**Directions for this task:** Without the pictures, return all of the material exactly as written.

**Given material:**
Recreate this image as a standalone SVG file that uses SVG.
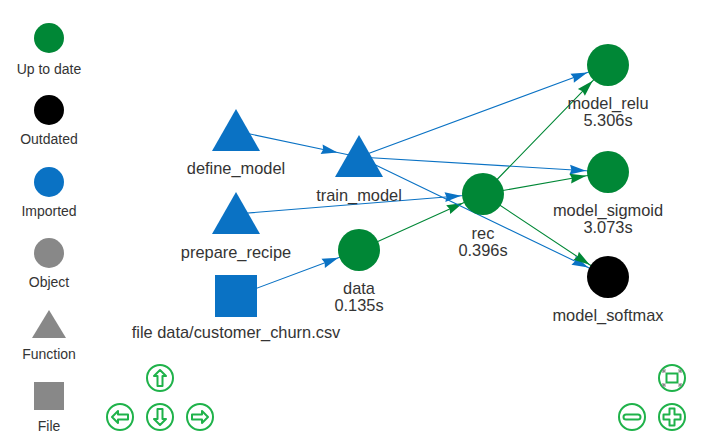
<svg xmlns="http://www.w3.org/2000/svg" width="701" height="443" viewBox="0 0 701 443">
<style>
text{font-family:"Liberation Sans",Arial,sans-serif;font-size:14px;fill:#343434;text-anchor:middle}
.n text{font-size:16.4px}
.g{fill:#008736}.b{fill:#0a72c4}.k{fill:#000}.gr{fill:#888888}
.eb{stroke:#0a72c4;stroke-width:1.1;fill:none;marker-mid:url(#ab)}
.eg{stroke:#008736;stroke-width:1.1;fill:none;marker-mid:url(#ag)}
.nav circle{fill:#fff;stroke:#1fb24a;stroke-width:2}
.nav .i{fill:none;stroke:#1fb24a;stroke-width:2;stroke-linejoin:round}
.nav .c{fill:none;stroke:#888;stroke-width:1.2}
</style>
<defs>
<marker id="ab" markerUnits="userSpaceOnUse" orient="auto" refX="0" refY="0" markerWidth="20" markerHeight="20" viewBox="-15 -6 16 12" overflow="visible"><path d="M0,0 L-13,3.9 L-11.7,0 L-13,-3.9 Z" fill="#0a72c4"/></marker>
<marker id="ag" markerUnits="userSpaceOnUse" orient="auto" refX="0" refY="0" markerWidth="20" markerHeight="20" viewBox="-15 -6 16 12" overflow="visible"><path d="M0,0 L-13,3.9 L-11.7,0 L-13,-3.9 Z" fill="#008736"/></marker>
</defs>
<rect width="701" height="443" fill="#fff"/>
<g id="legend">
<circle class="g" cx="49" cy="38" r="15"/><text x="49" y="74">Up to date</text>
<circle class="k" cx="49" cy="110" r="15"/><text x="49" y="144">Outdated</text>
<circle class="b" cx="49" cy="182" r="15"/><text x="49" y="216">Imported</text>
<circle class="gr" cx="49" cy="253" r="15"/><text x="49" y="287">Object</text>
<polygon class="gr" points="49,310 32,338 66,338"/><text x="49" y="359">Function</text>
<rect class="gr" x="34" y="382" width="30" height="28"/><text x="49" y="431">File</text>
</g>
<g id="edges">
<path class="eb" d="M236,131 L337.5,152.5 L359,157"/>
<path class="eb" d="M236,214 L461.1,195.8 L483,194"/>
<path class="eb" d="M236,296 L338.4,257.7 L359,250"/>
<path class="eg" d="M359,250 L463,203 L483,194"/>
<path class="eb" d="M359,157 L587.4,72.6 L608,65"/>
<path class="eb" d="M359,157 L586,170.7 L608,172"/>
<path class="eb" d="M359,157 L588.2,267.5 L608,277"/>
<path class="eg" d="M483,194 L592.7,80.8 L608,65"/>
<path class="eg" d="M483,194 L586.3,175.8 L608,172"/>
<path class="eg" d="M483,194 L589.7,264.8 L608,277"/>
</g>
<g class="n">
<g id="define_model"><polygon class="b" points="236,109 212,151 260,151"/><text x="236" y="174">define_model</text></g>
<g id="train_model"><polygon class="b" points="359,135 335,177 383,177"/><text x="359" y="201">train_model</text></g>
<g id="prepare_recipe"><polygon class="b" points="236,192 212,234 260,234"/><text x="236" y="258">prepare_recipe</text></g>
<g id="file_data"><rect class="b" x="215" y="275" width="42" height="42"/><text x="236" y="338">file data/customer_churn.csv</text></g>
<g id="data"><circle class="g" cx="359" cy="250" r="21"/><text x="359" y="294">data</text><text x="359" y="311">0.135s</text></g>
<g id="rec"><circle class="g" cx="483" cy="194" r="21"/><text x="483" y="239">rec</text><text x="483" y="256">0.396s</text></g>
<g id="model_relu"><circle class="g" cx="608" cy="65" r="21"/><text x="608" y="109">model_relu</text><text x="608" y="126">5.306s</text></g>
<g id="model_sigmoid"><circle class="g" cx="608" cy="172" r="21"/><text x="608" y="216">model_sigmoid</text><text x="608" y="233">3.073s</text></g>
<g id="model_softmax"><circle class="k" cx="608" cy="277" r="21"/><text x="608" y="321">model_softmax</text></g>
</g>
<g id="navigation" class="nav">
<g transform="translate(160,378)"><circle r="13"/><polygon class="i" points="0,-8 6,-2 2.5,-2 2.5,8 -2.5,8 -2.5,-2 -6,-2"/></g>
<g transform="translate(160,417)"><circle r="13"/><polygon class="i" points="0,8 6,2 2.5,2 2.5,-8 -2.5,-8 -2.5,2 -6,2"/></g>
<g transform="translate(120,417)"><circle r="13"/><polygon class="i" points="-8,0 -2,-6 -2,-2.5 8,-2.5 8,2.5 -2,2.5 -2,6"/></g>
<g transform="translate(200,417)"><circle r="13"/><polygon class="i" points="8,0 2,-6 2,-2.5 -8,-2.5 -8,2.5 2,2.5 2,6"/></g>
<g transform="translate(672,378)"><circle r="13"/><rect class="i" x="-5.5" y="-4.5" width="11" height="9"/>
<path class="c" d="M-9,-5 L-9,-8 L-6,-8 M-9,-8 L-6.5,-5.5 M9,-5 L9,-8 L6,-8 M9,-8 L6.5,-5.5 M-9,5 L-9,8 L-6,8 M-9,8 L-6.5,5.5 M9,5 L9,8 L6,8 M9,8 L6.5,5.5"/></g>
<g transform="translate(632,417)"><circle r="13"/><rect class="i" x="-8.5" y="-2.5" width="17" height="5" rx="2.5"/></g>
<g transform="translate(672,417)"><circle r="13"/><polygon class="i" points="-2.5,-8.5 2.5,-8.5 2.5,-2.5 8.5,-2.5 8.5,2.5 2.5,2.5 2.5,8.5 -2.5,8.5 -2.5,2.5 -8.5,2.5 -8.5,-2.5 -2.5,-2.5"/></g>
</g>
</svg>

**Solution to this task:**
Recreate this image as a standalone SVG file that uses SVG.
<svg xmlns="http://www.w3.org/2000/svg" width="701" height="443" viewBox="0 0 701 443">
<style>
text{font-family:"Liberation Sans",Arial,sans-serif;font-size:14px;fill:#343434;text-anchor:middle}
.n text{font-size:16.4px}
.g{fill:#008736}.b{fill:#0a72c4}.k{fill:#000}.gr{fill:#888888}
.eb{stroke:#0a72c4;stroke-width:1.1;fill:none;marker-mid:url(#ab)}
.eg{stroke:#008736;stroke-width:1.1;fill:none;marker-mid:url(#ag)}
.nav circle{fill:#fff;stroke:#1fb24a;stroke-width:2}
.nav .i{fill:none;stroke:#1fb24a;stroke-width:2;stroke-linejoin:round}
.nav .c{fill:none;stroke:#888;stroke-width:1.2}
</style>
<defs>
<marker id="ab" markerUnits="userSpaceOnUse" orient="auto" refX="0" refY="0" markerWidth="20" markerHeight="20" viewBox="-15 -6 16 12" overflow="visible"><path d="M0,0 L-13,3.9 L-11.7,0 L-13,-3.9 Z" fill="#0a72c4"/></marker>
<marker id="ag" markerUnits="userSpaceOnUse" orient="auto" refX="0" refY="0" markerWidth="20" markerHeight="20" viewBox="-15 -6 16 12" overflow="visible"><path d="M0,0 L-13,3.9 L-11.7,0 L-13,-3.9 Z" fill="#008736"/></marker>
</defs>
<rect width="701" height="443" fill="#fff"/>
<g id="legend">
<circle class="g" cx="49" cy="38" r="15"/><text x="49" y="74">Up to date</text>
<circle class="k" cx="49" cy="110" r="15"/><text x="49" y="144">Outdated</text>
<circle class="b" cx="49" cy="182" r="15"/><text x="49" y="216">Imported</text>
<circle class="gr" cx="49" cy="253" r="15"/><text x="49" y="287">Object</text>
<polygon class="gr" points="49,310 32,338 66,338"/><text x="49" y="359">Function</text>
<rect class="gr" x="34" y="382" width="30" height="28"/><text x="49" y="431">File</text>
</g>
<g id="edges">
<path class="eb" d="M236,131 L337.5,152.5 L359,157"/>
<path class="eb" d="M236,214 L461.1,195.8 L483,194"/>
<path class="eb" d="M236,296 L338.4,257.7 L359,250"/>
<path class="eg" d="M359,250 L463,203 L483,194"/>
<path class="eb" d="M359,157 L587.4,72.6 L608,65"/>
<path class="eb" d="M359,157 L586,170.7 L608,172"/>
<path class="eb" d="M359,157 L588.2,267.5 L608,277"/>
<path class="eg" d="M483,194 L592.7,80.8 L608,65"/>
<path class="eg" d="M483,194 L586.3,175.8 L608,172"/>
<path class="eg" d="M483,194 L589.7,264.8 L608,277"/>
</g>
<g class="n">
<g id="define_model"><polygon class="b" points="236,109 212,151 260,151"/><text x="236" y="174">define_model</text></g>
<g id="train_model"><polygon class="b" points="359,135 335,177 383,177"/><text x="359" y="201">train_model</text></g>
<g id="prepare_recipe"><polygon class="b" points="236,192 212,234 260,234"/><text x="236" y="258">prepare_recipe</text></g>
<g id="file_data"><rect class="b" x="215" y="275" width="42" height="42"/><text x="236" y="338">file data/customer_churn.csv</text></g>
<g id="data"><circle class="g" cx="359" cy="250" r="21"/><text x="359" y="294">data</text><text x="359" y="311">0.135s</text></g>
<g id="rec"><circle class="g" cx="483" cy="194" r="21"/><text x="483" y="239">rec</text><text x="483" y="256">0.396s</text></g>
<g id="model_relu"><circle class="g" cx="608" cy="65" r="21"/><text x="608" y="109">model_relu</text><text x="608" y="126">5.306s</text></g>
<g id="model_sigmoid"><circle class="g" cx="608" cy="172" r="21"/><text x="608" y="216">model_sigmoid</text><text x="608" y="233">3.073s</text></g>
<g id="model_softmax"><circle class="k" cx="608" cy="277" r="21"/><text x="608" y="321">model_softmax</text></g>
</g>
<g id="navigation" class="nav">
<g transform="translate(160,378)"><circle r="13"/><polygon class="i" points="0,-8 6,-2 2.5,-2 2.5,8 -2.5,8 -2.5,-2 -6,-2"/></g>
<g transform="translate(160,417)"><circle r="13"/><polygon class="i" points="0,8 6,2 2.5,2 2.5,-8 -2.5,-8 -2.5,2 -6,2"/></g>
<g transform="translate(120,417)"><circle r="13"/><polygon class="i" points="-8,0 -2,-6 -2,-2.5 8,-2.5 8,2.5 -2,2.5 -2,6"/></g>
<g transform="translate(200,417)"><circle r="13"/><polygon class="i" points="8,0 2,-6 2,-2.5 -8,-2.5 -8,2.5 2,2.5 2,6"/></g>
<g transform="translate(672,378)"><circle r="13"/><rect class="i" x="-5.5" y="-4.5" width="11" height="9"/>
<path class="c" d="M-9,-5 L-9,-8 L-6,-8 M-9,-8 L-6.5,-5.5 M9,-5 L9,-8 L6,-8 M9,-8 L6.5,-5.5 M-9,5 L-9,8 L-6,8 M-9,8 L-6.5,5.5 M9,5 L9,8 L6,8 M9,8 L6.5,5.5"/></g>
<g transform="translate(632,417)"><circle r="13"/><rect class="i" x="-8.5" y="-2.5" width="17" height="5" rx="2.5"/></g>
<g transform="translate(672,417)"><circle r="13"/><polygon class="i" points="-2.5,-8.5 2.5,-8.5 2.5,-2.5 8.5,-2.5 8.5,2.5 2.5,2.5 2.5,8.5 -2.5,8.5 -2.5,2.5 -8.5,2.5 -8.5,-2.5 -2.5,-2.5"/></g>
</g>
</svg>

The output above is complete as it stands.